The major sticking point in the repatriation of citizens, however, has been the counterterrorism lens that policymakers have relied on, tracking the issue as one to be addressed by defense and intelligence agencies rather than a whole-of-government approach. This was originally necessary to stem the flow of thousands of foreign fighters to the caliphate but is now hindering the response in multiple ways. This focus has not only made addressing al-Hol’s humanitarian challenges difficult, but also made it politically unpalatable for European countries, especially, to repatriate their citizens. To begin to shift away from this approach to repatriation, the United States can take several immediate actions that will have a longer-term impact.

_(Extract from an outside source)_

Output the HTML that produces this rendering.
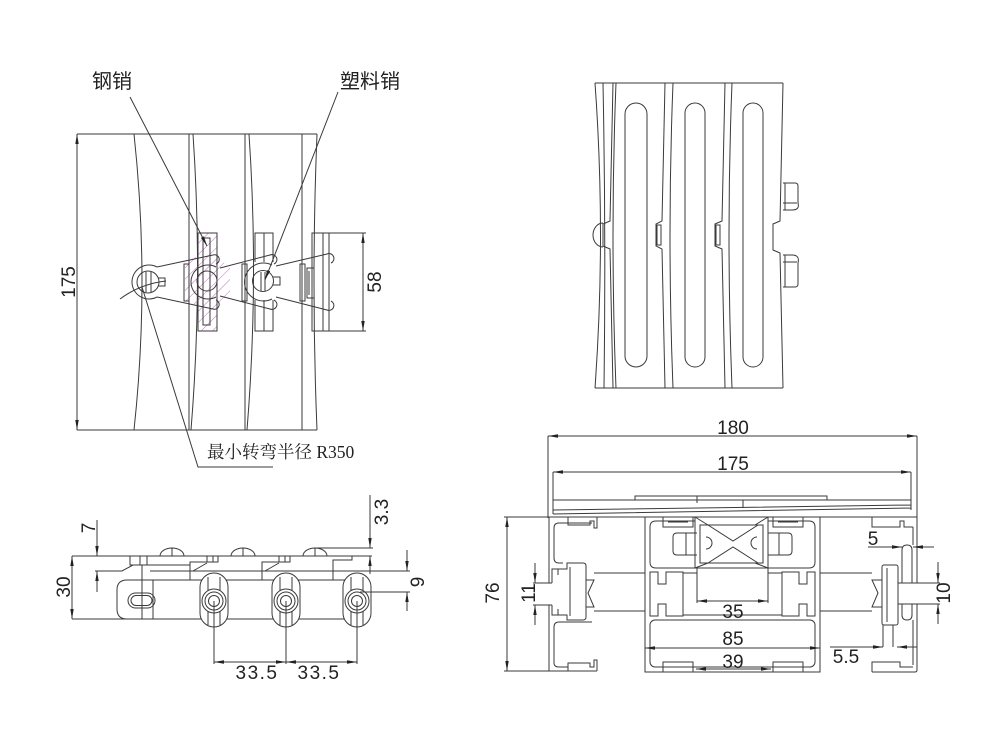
<!DOCTYPE html>
<html><head><meta charset="utf-8">
<style>
html,body{margin:0;padding:0;background:#fff;width:1000px;height:750px;overflow:hidden}
svg{display:block}
.t{font-family:"Liberation Sans",Arial,sans-serif;font-size:19px;fill:#222;stroke:none}
.c{font-family:"Liberation Sans","Noto Sans CJK SC",sans-serif;font-size:20px;fill:#222;stroke:none}
.s{font-family:"Liberation Serif","Noto Serif CJK SC",serif;font-size:17.5px;fill:#222;stroke:none}
</style></head><body>
<svg width="1000" height="750" viewBox="0 0 1000 750" xmlns="http://www.w3.org/2000/svg">
<defs>
<marker id="a" viewBox="0 0 10 4" refX="10" refY="2" markerWidth="10" markerHeight="4" markerUnits="userSpaceOnUse" orient="auto-start-reverse"><path d="M0,0.3 L10,2 L0,3.7 z" fill="#222"/></marker>
<pattern id="h" patternUnits="userSpaceOnUse" width="8" height="8" patternTransform="rotate(45)"><line x1="0" y1="0" x2="0" y2="8" stroke="#c070c8" stroke-width="1"/></pattern>
</defs>
<rect width="1000" height="750" fill="#fff"/>
<g fill="none" stroke="#3a3a3a" stroke-width="1">

<!-- ================= TOP-LEFT VIEW ================= -->
<path d="M77,134H317M77,430H317"/>
<line x1="77" y1="134" x2="77" y2="430" marker-start="url(#a)" marker-end="url(#a)"/>
<path d="M134,134Q150,282 134,430"/>
<path d="M189,134V430M193,134Q203,282 191,430"/>
<path d="M245,134V430M249,134Q259,282 247,430"/>
<path d="M302,134V430M317,134Q311,282 317,430"/>

<!-- hatched steel pin region -->
<path d="M198,233H217V331H198Z M185,262L198,256H217L230,268V296L217,306H198L185,300Z" fill="url(#h)" stroke="none"/>
<rect x="198" y="233" width="19" height="98"/>
<rect x="203" y="238" width="7" height="87"/>
<circle cx="207" cy="281" r="10"/>
<path d="M216,267A17,17 0 1 0 216,297"/>

<!-- P3 piece -->
<path d="M255,262V233H273V262M255,300V331H273V300M264,233V262M264,300V331"/>
<!-- right piece -->
<path d="M312,233H329V331H312Z M323,233V331"/>
<path d="M329,233H366M329,331H366"/>
<line x1="363" y1="233" x2="363" y2="331" marker-start="url(#a)" marker-end="url(#a)"/>

<!-- bars -->
<rect x="184" y="264" width="5" height="37"/>
<rect x="242" y="264" width="5" height="37"/>
<rect x="300" y="264" width="5" height="37"/>
<path d="M314,268H307V298H314M309,271V295"/>

<!-- link 1 -->
<path d="M157,267A17,17 0 1 0 157,297"/>
<path d="M157,267L213,255A4.5,4.5 0 0 1 216,264"/>
<path d="M157,297L213,309A4.5,4.5 0 0 0 216,300"/>
<circle cx="148" cy="282" r="11"/>
<path d="M146,272V292M151,272V292M158,278H165V286H158"/>
<!-- link 2 -->
<path d="M220,268L270,255A4.5,4.5 0 0 1 274,264"/>
<path d="M220,296L270,309A4.5,4.5 0 0 0 274,300"/>
<!-- link 3 -->
<path d="M272,265A19,19 0 1 0 272,299"/>
<circle cx="263" cy="281" r="10.5"/>
<path d="M261,272V291M265,272V291M273,277H280V285H273"/>
<path d="M276,266L327,254A4.5,4.5 0 0 1 331,263"/>
<path d="M276,297L327,310A4.5,4.5 0 0 0 331,301"/>

<!-- R350 arc and leaders -->
<path d="M120,299Q140,284 166,281"/>
<line x1="130" y1="97" x2="207" y2="246" marker-end="url(#a)"/>
<line x1="338" y1="92" x2="265" y2="280" marker-end="url(#a)"/>
<path d="M142,287L198,467H273"/>

<text class="t" transform="translate(68,282) rotate(-90)" x="0" y="7" text-anchor="middle">175</text>
<text class="t" transform="translate(374,282) rotate(-90)" x="0" y="7" text-anchor="middle">58</text>
<text class="c" x="92" y="88">钢销</text>
<text class="c" x="340" y="88">塑料销</text>
<text class="s" x="207" y="458">最小转弯半径 R350</text>

<!-- ================= TOP-RIGHT VIEW ================= -->
<path d="M595,83H783M595,388H783"/>
<path d="M595,83Q606,235 595,388"/>
<path d="M603,83Q606,235 604,388"/>
<path d="M613,83L610,221L603,224V246L610,249L613,388"/>
<path d="M616,83Q610,235 616,388"/>
<path d="M665,83L662,221L656,224V246L662,249L665,388"/>
<path d="M673,83Q667,235 673,388"/>
<rect x="657" y="225" width="4" height="20"/>
<path d="M725,83L722,221L715,224V246L722,249L725,388"/>
<path d="M732,83Q726,235 732,388"/>
<rect x="716" y="225" width="4" height="20"/>
<path d="M783,83L780,221L773,224V250L780,253L783,388"/>
<path d="M603,223A10,12 0 0 0 603,247"/>
<path d="M783,183H795Q798,183 798,186V203Q800,210 792,210H783"/>
<path d="M783,203H797M785,183V210"/>
<path d="M783,287H795Q798,287 798,284V263Q800,255 792,255H783"/>
<path d="M783,262H797M785,255V287"/>
<rect x="625" y="103" width="22" height="264" rx="11"/>
<rect x="685" y="103" width="20" height="264" rx="10"/>
<rect x="743" y="103" width="20" height="264" rx="10"/>

<!-- ================= BOTTOM-LEFT VIEW ================= -->
<path d="M72,556H372"/>
<line x1="72" y1="556" x2="72" y2="619" marker-start="url(#a)" marker-end="url(#a)"/>
<path d="M72,619H153"/>
<line x1="97" y1="520" x2="97" y2="556" marker-end="url(#a)"/>
<line x1="97" y1="592" x2="97" y2="571" marker-end="url(#a)"/>
<path d="M95,571H122L133,565M150,571H410"/>
<path d="M160,556A12,8 0 0 1 184,556M172,548V556"/>
<path d="M231,556A12,8 0 0 1 255,556M243,548V556"/>
<path d="M303,556A12,8 0 0 1 327,556M315,548V556"/>
<path d="M315,548H373"/>
<line x1="370" y1="495" x2="370" y2="548" marker-end="url(#a)"/>
<line x1="370" y1="574" x2="370" y2="556" marker-end="url(#a)"/>
<rect x="130" y="556" width="17" height="9"/><path d="M140,556V565M133,565H190"/>
<path d="M190,580V562H207M193,571L207,563"/><rect x="207" y="556" width="11" height="6"/><path d="M213,556V562"/>
<path d="M262,580V562H279M265,571L279,563"/><rect x="279" y="556" width="11" height="6"/><path d="M285,556V562"/>
<path d="M333,580V560H352V556"/>
<path d="M357,580H127Q117,580 117,590V609Q117,619 127,619H357"/>
<path d="M142,565V619M153,580V619"/>
<rect x="128" y="593" width="27" height="15" rx="7.5"/>
<rect x="131" y="595.5" width="21" height="10" rx="5"/>

<rect x="200" y="573" width="28" height="54" rx="14" fill="#fff"/>
<path d="M208,577V625M220,577V625"/>
<circle cx="214" cy="601" r="12" fill="#fff"/><circle cx="214" cy="601" r="9"/><circle cx="214" cy="601" r="5.5"/>
<rect x="272" y="573" width="28" height="54" rx="14" fill="#fff"/>
<path d="M280,577V625M292,577V625"/>
<circle cx="286" cy="601" r="12" fill="#fff"/><circle cx="286" cy="601" r="9"/><circle cx="286" cy="601" r="5.5"/>
<rect x="343" y="573" width="28" height="54" rx="14" fill="#fff"/>
<path d="M351,577V625M363,577V625"/>
<circle cx="357" cy="601" r="12" fill="#fff"/><circle cx="357" cy="601" r="9"/><circle cx="357" cy="601" r="5.5"/>

<path d="M214,601V664M286,601V664M357,601V664"/>
<line x1="214" y1="662" x2="286" y2="662" marker-start="url(#a)" marker-end="url(#a)"/>
<line x1="286" y1="662" x2="357" y2="662" marker-start="url(#a)" marker-end="url(#a)"/>
<line x1="407" y1="550" x2="407" y2="571" marker-end="url(#a)"/>
<line x1="407" y1="611" x2="407" y2="592" marker-end="url(#a)"/>
<path d="M360,592H410"/>

<text class="t" transform="translate(63,587) rotate(-90)" x="0" y="7" text-anchor="middle">30</text>
<text class="t" transform="translate(88,528) rotate(-90)" x="0" y="7" text-anchor="middle">7</text>
<text class="t" transform="translate(381,512) rotate(-90)" x="0" y="7" text-anchor="middle">3.3</text>
<text class="t" transform="translate(417,582) rotate(-90)" x="0" y="7" text-anchor="middle">9</text>
<text class="t" x="257" y="679" text-anchor="middle" letter-spacing="1.5">33.5</text>
<text class="t" x="319" y="679" text-anchor="middle" letter-spacing="1.5">33.5</text>

<!-- ================= BOTTOM-RIGHT VIEW ================= -->
<line x1="548" y1="436" x2="917" y2="436" marker-start="url(#a)" marker-end="url(#a)"/>
<path d="M548,436V518M917,436V518"/>
<line x1="553" y1="472" x2="911" y2="472" marker-start="url(#a)" marker-end="url(#a)"/>
<path d="M553,472V500M911,472V500"/>
<!-- plate -->
<path d="M553,500H911M553,500V514M911,500V510M553,514L911,508M553,510L911,505"/>
<path d="M635,500V496H827V500M697,496V503M743,500V508"/>
<path d="M504,517H917"/>
<!-- 76 -->
<line x1="507" y1="517" x2="507" y2="671" marker-start="url(#a)" marker-end="url(#a)"/>
<path d="M504,671H597"/>
<!-- 11 -->
<line x1="535" y1="563" x2="535" y2="583" marker-end="url(#a)"/>
<line x1="535" y1="625" x2="535" y2="605" marker-end="url(#a)"/>
<path d="M533,583H552M533,605H552"/>

<!-- left profile -->
<path d="M549,517V583M549,605V671"/>
<path d="M592,523H559Q554,523 554,528V558Q554,563 559,563H563"/>
<path d="M568,517V525H590V521H594V528H597V517"/>
<path d="M552,583V569H567V563H583Q586,563 586,566V617Q586,620 583,620H567V615H552V605"/>
<path d="M570,567V616M558,569V575M558,609V615"/>
<path d="M586,580H594L588,593L594,607H586"/>
<path d="M594,573H645M594,611H645"/>
<path d="M592,622H559Q554,622 554,627V663Q554,667 559,667H568"/>
<path d="M568,671V663H590V667H594V660H597V671"/>

<!-- center profile -->
<path d="M645,517V672H820V517"/>
<path d="M663,517V527H693V517M668,522H688"/>
<path d="M773,517V527H803V517M778,522H798"/>
<path d="M695,521H656Q650,521 650,527V562Q650,568 656,568H695"/>
<path d="M768,521H809Q815,521 815,527V562Q815,568 809,568H768"/>
<rect x="695" y="517" width="73" height="51"/>
<rect x="700" y="525" width="63" height="38"/>
<path d="M695,517L708,525M768,517L755,525M695,568L708,563M768,568L755,563"/>
<path d="M708,525L733,541L758,525M708,563L733,547L758,563"/>
<path d="M706,537A6,6 0 0 1 706,549M757,537A6,6 0 0 0 757,549"/>
<path d="M697,533H677Q673,533 673,537V551Q673,555 677,555H697M686,533V555"/>
<path d="M768,533H788Q792,533 792,537V551Q792,555 788,555H768M779,533V555"/>
<path d="M697,568V603M768,568V603"/>
<line x1="697" y1="601" x2="768" y2="601" marker-start="url(#a)" marker-end="url(#a)"/>
<path d="M650,572H658V584H666V572H683V616H666V604H658V616H650Z"/>
<path d="M815,572H807V584H799V572H782V616H799V604H807V616H815Z"/>
<path d="M683,573H697M768,573H782M683,615H782"/>
<rect x="650" y="620" width="165" height="47" rx="5"/>
<path d="M663,672V662H693V672M668,667H688"/>
<path d="M773,672V662H803V672M778,667H798"/>
<line x1="645" y1="648" x2="820" y2="648" marker-start="url(#a)" marker-end="url(#a)"/>
<line x1="696" y1="669" x2="771" y2="669" marker-start="url(#a)" marker-end="url(#a)"/>

<!-- right profile -->
<path d="M917,517V583M917,604V670Q917,672 915,672H872"/>
<path d="M872,517V527H900V521H904V527H913"/>
<path d="M913,527V545M902,583V550Q902,545 907,545Q912,545 912,550V583"/>
<path d="M898,583H917M898,604H917"/>
<rect x="882" y="565" width="16" height="60" rx="2"/>
<path d="M887,568V622"/>
<path d="M882,580H872L878,593L872,607H882"/>
<path d="M820,573H872M820,611H872"/>
<path d="M902,604V615Q902,620 907,620Q912,620 912,615V604"/>
<path d="M883,625V647M893,625V647"/>
<path d="M913,620V665"/>
<path d="M872,672V662H900V667H913"/>
<path d="M900,583H940M900,604H940"/>
<line x1="938" y1="562" x2="938" y2="583" marker-end="url(#a)"/>
<line x1="938" y1="624" x2="938" y2="604" marker-end="url(#a)"/>
<line x1="868" y1="547" x2="902" y2="547" marker-end="url(#a)"/>
<line x1="934" y1="547" x2="913" y2="547" marker-end="url(#a)"/>
<line x1="830" y1="647" x2="883" y2="647" marker-end="url(#a)"/>
<line x1="917" y1="647" x2="897" y2="647" marker-end="url(#a)"/>

<text class="t" x="733" y="434" text-anchor="middle">180</text>
<text class="t" x="733" y="470" text-anchor="middle">175</text>
<text class="t" x="733" y="618" text-anchor="middle">35</text>
<text class="t" x="733" y="645" text-anchor="middle">85</text>
<text class="t" x="733" y="668" text-anchor="middle">39</text>
<text class="t" x="873" y="545" text-anchor="middle">5</text>
<text class="t" x="846" y="663" text-anchor="middle">5.5</text>
<text class="t" transform="translate(492,593) rotate(-90)" x="0" y="7" text-anchor="middle">76</text>
<text class="t" transform="translate(528,593) rotate(-90)" x="0" y="7" text-anchor="middle">11</text>
<text class="t" transform="translate(943,593) rotate(-90)" x="0" y="7" text-anchor="middle">10</text>
</g>
</svg>
</body></html>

  • Change the rhetoric. As a first step, the United States can emphasize the use of humanizing language and focus on highlighting success stories around repatriation, such as those emanating from Kazakhstan. The use of dehumanizing language such as “ISIS babies” or “jihadi brides” by leaders, often reinforced in the media, suggests these women have no agency or ability to be rehabilitated and makes it more difficult to change perceptions necessary for repatriation to be politically feasible.
  • Prioritize women and children. To reinforce this shift away from the counterterrorism focus, the U.S. can also push for the formation of a new working group within the Global Coalition to Defeat ISIS, dedicated to the unique challenge of returning women and children. This could formalize the repatriation process, making it more public and streamlining the process so that repatriation can happen faster. This would have the added benefit of being a forum where the challenges of repatriating the large Iraqi population in al-Hol could be addressed in the future.
  • Increase direct efforts in support of repatriation. Considering the immediate implications to U.S. national security and the narrow window of opportunity before humanitarian conditions worsen, or the security situation within al-Hol hits a breaking point, the United States should step up its effort to aid repatriation. This is especially important given that U.S. troops are the only force on the ground in northeast Syria that can quickly enable repatriation.
  • Streamline funding mechanisms. As appropriations bills are being raced through Congress in response to COVID-19, there is an opportunity to ensure the funding mechanisms necessary for U.S. support to repatriation of women and children are simplified. As it stands, the Department of Defense uses the Counter-ISIS Train and Equip Fund (CTEF) when it repatriates individuals from Syria at the request of allied governments. However, because of the nature of CTEF, when these transport flights are arranged, there must be at least one male foreign terrorist fighter on each flight to also be repatriated. This is a non-starter for many governments already struggling to convince their citizens that they should even take back women and children. If Congress were to pass legislation allowing for CTEF funds to be used to repatriate just women and children, or create a new funding mechanism solely for this purpose, it could make it much easier for countries to work with the United States to repatriate their women and children, while also showing America’s commitment to addressing this vexing challenge.

The international community has failed to act on al-Hol since it opened to the former residents of Baghouz. Amid the pandemic, there is greater urgency and an opportunity to rectify this by accelerating efforts to repatriate the nearly 10,000 foreign women and children within the camp’s annex. This would reduce some of the security threat and humanitarian burden, while also addressing the public health challenge. Controlled return means that countries can quarantine women and children, better assess their individual cases, and tailor their approach to disengagement and reintegration or prosecution. The alternative is chaos that poses an immediate threat to global security and a public health threat to northeast Syria and the rest of the world. This is a crucial moment where small U.S. actions can make an enormous difference.